Where These Rules Break Down
The five-formula framework assumes a relatively normal market. Three conditions break it:
- Rapid appreciation markets. When prices rise 15%/year, cap rates compress and cash-flow disappears. The math still works; it's just that buy-and-hold isn't the right strategy. Appreciation plays use different formulas (price-to-rent ratios, expected appreciation modeling).
- Distressed markets. When prices fall, even "good deals" lose money. The math doesn't fail; the assumption that prices stabilize fails. Risk buffers have to be larger.
- Specialty property classes. Short-term rentals, multifamily, mobile home parks, commercial — each has its own conventions that supersede or modify these residential rules. The framework still applies, but the % thresholds differ.

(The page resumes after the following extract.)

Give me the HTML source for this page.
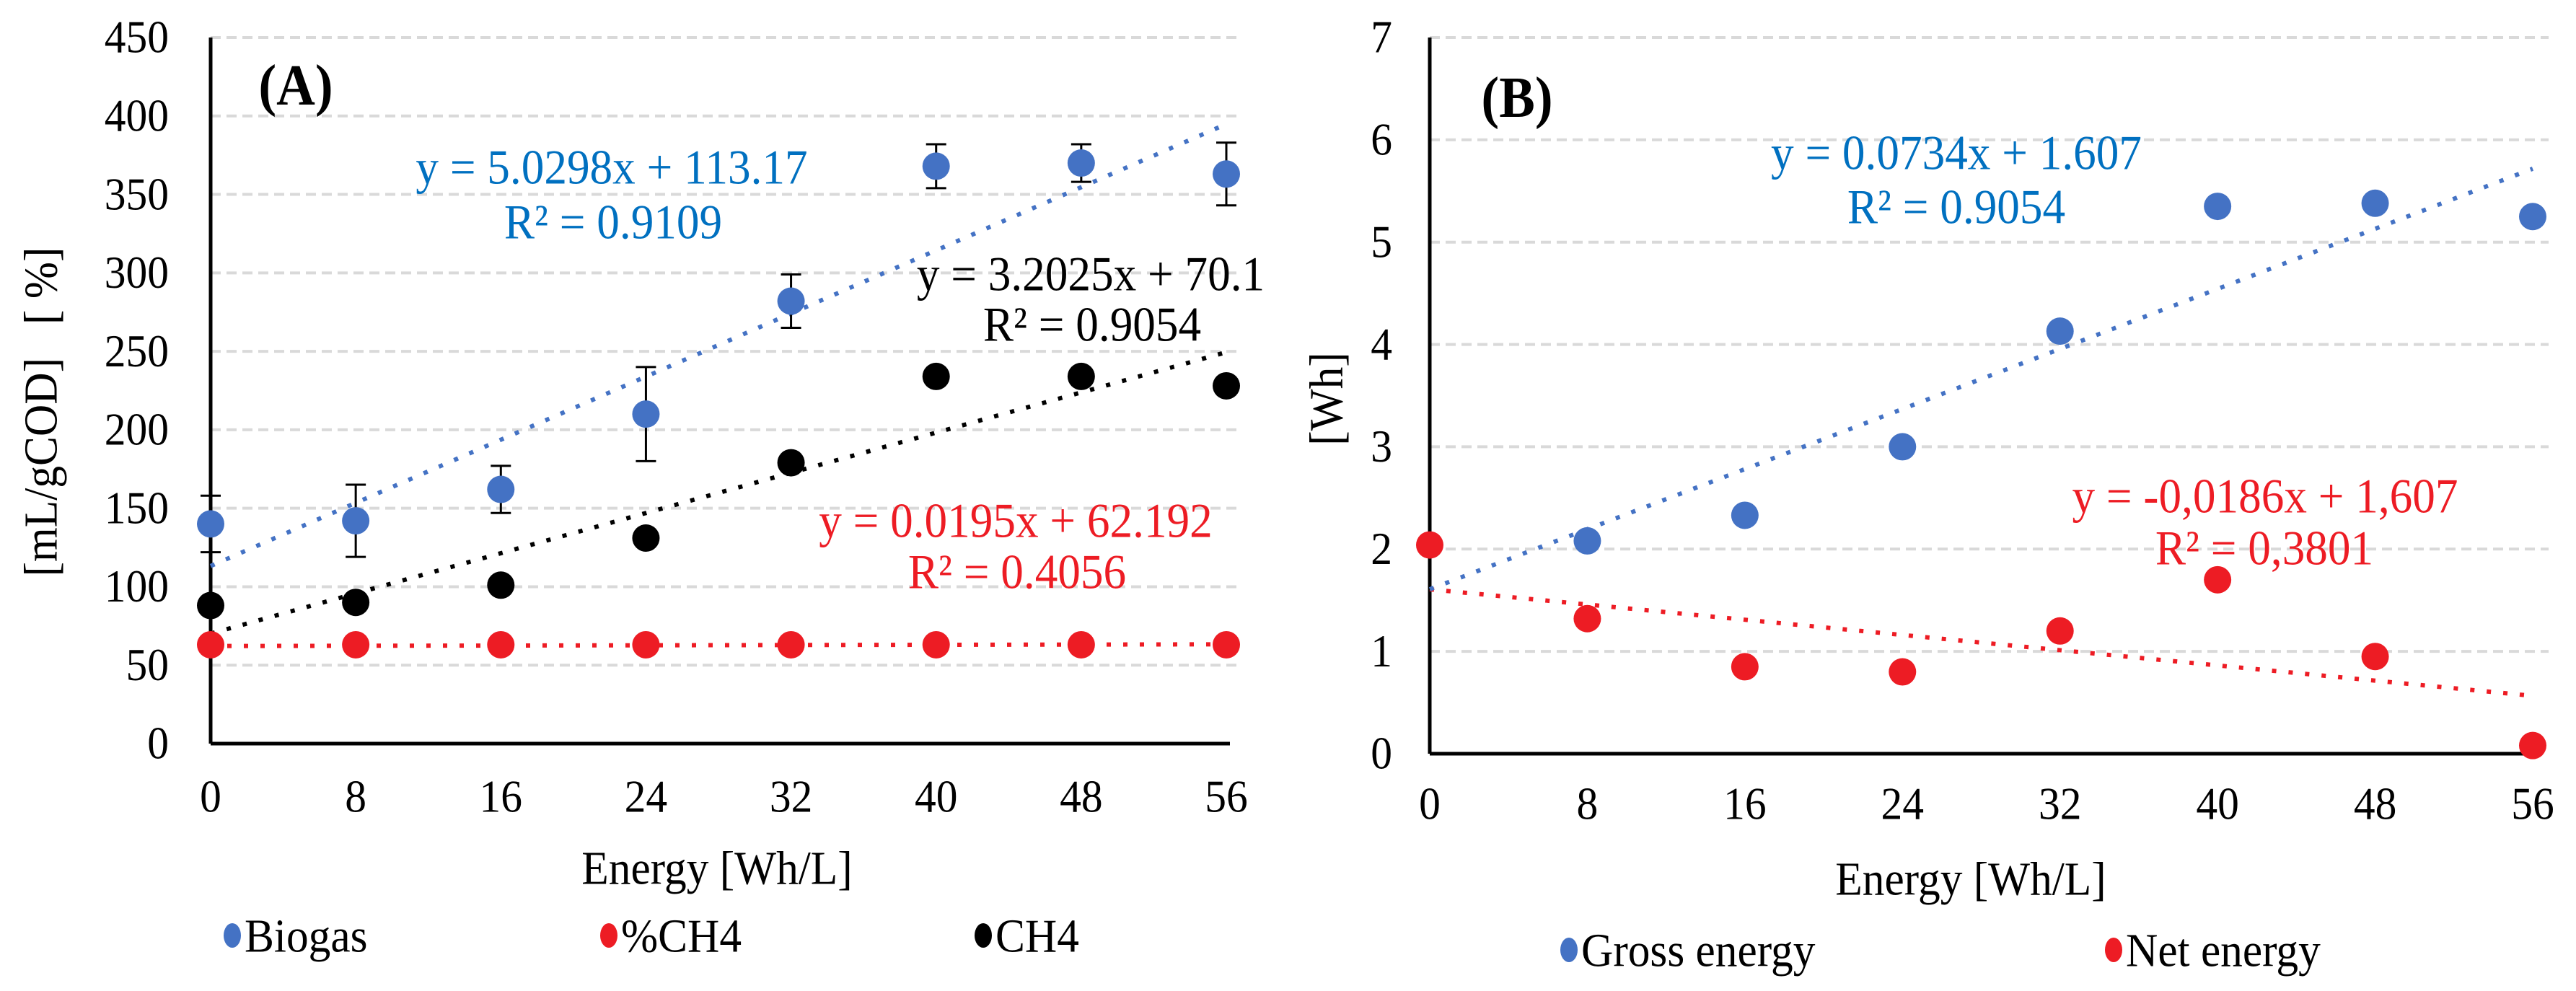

Common Mistakes That Kill Deals
- Ignoring property management. If you self-manage, you're an unpaid employee. Either pay yourself (and account for it in operating expenses) or factor 8-10% in costs even if you'll self-manage initially.
- Underestimating capital expenditures. Roofs, HVAC, water heaters, electrical, foundations all have predictable replacement cycles. Reserve for them in operating expenses; otherwise year-15 surprises eat all your profit.
- Counting appreciation as income. Appreciation is real but unrealized and unpredictable. Run the numbers as if the property never appreciates — if the deal works on cash flow alone, appreciation is bonus.
- Confusing cap rate with returns. Cap rate is the unleveraged metric for comparing properties. It's not what you earn. Cash-on-cash is.
- Skipping the inspection. Inspections cost $400-800. A skipped inspection costs $30,000+ when the foundation issue surfaces. Always inspect.
Run the Numbers
The five formulas above are the screening framework. Apply them honestly and the bad deals filter themselves out:
- Cap Rate Calculator — quick unleveraged-return analysis.
- Cash-on-Cash Return Calculator — leveraged-return reality check.
- BRRRR Calculator — full BRRRR cycle math including refinance amount.
- Rental Property ROI Calculator — comprehensive holding-period analysis.
- Mortgage Calculator — for the financing leg.
- Refinance Break-Even Calculator — when the rate-and-cost trade actually works.
Real estate investing rewards discipline. The math gives you the discipline; the harder skill is walking away from deals that don't pencil out. Most retail investor losses come from forcing a yes on a no deal because the screening framework was applied too generously. Apply it strictly and the framework protects you from yourself.